STOCKWATCH.ID (NEWYORK) – Harga minyak mentah dunia kembali terpeleset pada penutupan perdagangan Selasa (20/6/2023) waktu setempat atau Rabu (21/6/2023) WIB. Tergelincirnya harga komoditas ini antara lain dipicu oleh pernyataan peneliti di China National Petroleum (CNPC) yang menyebut bahwa permintaan minyak mentah Tiongkok akan tumbuh lebih rendah ketimbang ekspektasi sebelumnya. Ini lantaran tingginya permintaan mobil elektrik di negara Tirai Bambu tersebut.
Pada Mei 2023, impor bahan bakar minyak (BBM) Tiongkok mengalami penurunan. Padahal, pada April 2023, impor BBM negara tersebut berhasil menyentuh level tertinggi dalam 10 tahun terakhir.
Harga minyak mentah berjangka West Texas Intermediate (WTI) untuk pengiriman Juli 2023 ditutup terjun bebas US$1,28, atau sekitar 1,8% menjadi US$70,50 per barel di New York Mercantile Exchange.
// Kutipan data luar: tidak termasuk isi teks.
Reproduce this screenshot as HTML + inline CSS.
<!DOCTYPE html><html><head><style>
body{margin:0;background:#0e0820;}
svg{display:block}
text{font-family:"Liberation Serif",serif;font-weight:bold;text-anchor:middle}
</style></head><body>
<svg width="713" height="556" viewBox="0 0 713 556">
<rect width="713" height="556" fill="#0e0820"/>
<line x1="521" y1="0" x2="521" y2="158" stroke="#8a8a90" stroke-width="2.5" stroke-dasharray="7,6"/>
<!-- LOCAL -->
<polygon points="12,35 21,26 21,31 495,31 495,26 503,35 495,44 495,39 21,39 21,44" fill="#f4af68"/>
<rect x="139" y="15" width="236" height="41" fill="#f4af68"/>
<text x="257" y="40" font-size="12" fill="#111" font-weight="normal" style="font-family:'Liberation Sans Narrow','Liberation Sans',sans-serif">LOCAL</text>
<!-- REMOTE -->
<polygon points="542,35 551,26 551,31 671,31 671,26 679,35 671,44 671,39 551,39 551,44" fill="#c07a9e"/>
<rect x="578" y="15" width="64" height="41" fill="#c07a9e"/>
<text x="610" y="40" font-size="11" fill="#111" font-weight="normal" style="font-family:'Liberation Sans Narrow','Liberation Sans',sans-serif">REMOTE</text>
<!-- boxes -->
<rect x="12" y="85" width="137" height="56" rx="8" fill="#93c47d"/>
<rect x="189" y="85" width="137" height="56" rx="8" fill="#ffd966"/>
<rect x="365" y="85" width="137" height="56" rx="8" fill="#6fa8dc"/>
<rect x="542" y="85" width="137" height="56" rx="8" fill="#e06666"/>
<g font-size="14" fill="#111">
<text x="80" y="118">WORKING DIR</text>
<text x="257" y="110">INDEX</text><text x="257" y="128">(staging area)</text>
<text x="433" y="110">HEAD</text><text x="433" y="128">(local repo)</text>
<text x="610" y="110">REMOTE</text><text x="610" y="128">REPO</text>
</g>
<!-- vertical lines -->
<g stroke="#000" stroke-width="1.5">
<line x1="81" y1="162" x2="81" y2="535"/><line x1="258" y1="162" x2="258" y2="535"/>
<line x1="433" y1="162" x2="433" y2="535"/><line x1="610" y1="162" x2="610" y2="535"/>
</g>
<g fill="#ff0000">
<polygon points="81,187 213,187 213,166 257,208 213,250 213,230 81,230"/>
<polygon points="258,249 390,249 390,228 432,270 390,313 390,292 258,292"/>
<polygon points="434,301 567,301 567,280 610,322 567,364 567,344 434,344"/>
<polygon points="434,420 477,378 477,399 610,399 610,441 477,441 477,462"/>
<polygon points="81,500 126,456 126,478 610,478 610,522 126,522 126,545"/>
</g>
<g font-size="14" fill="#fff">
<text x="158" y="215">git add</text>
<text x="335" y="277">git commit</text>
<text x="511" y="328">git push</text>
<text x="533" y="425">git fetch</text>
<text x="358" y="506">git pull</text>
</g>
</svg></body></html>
Sebagai informasi, kontrak minyak WTI untuk pengiriman Juli 2023 akan berakhir pada Selasa.
Adapun harga minyak mentah berjangka Brent untuk pengiriman Agustus 2023 berakhir terpuruk 19 sen, atau sekitar 0,3% menjadi US$75,90 per barel di London ICE Futures Exchange.
Pada Selasa (20/6/2023), Bank sentral Tiongkok memangkas loan prime rate (LPR) satu tahun dan LPR lima tahun sebesar 0,1%. Angka ini tidak sesuai dengan ekpektasi para pelaku pasar yang mengharapkan penurunan LPR lima tahun lebih besar dari 0,1%.
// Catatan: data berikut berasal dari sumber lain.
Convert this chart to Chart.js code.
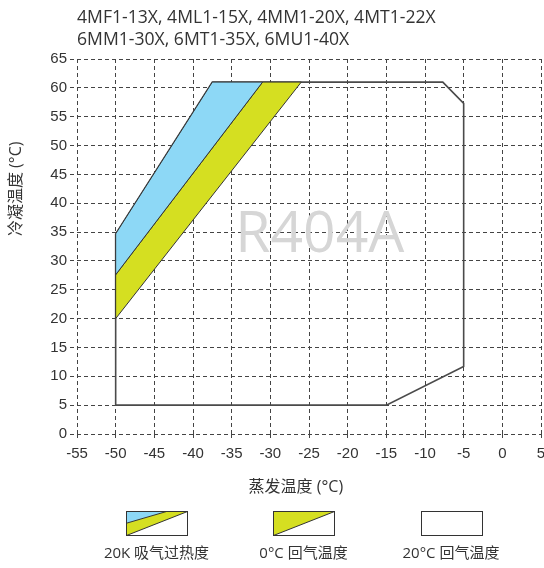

Minimnya pemotongan LPR lima tahun tersebut dipandang tak cukup kuat untuk mengangkat pertumbuhan ekonomi Tiongkok, yang diharapkan dapat meningkatkan permintaan minyak.
Para analis Eurasia Group menyebut, permintaan minyak Tiongkok bisa naik lagi pada semester dua tahun ini. Syaratnya, pemerintah negara komunis tersebut meluncurkan stimulus baru.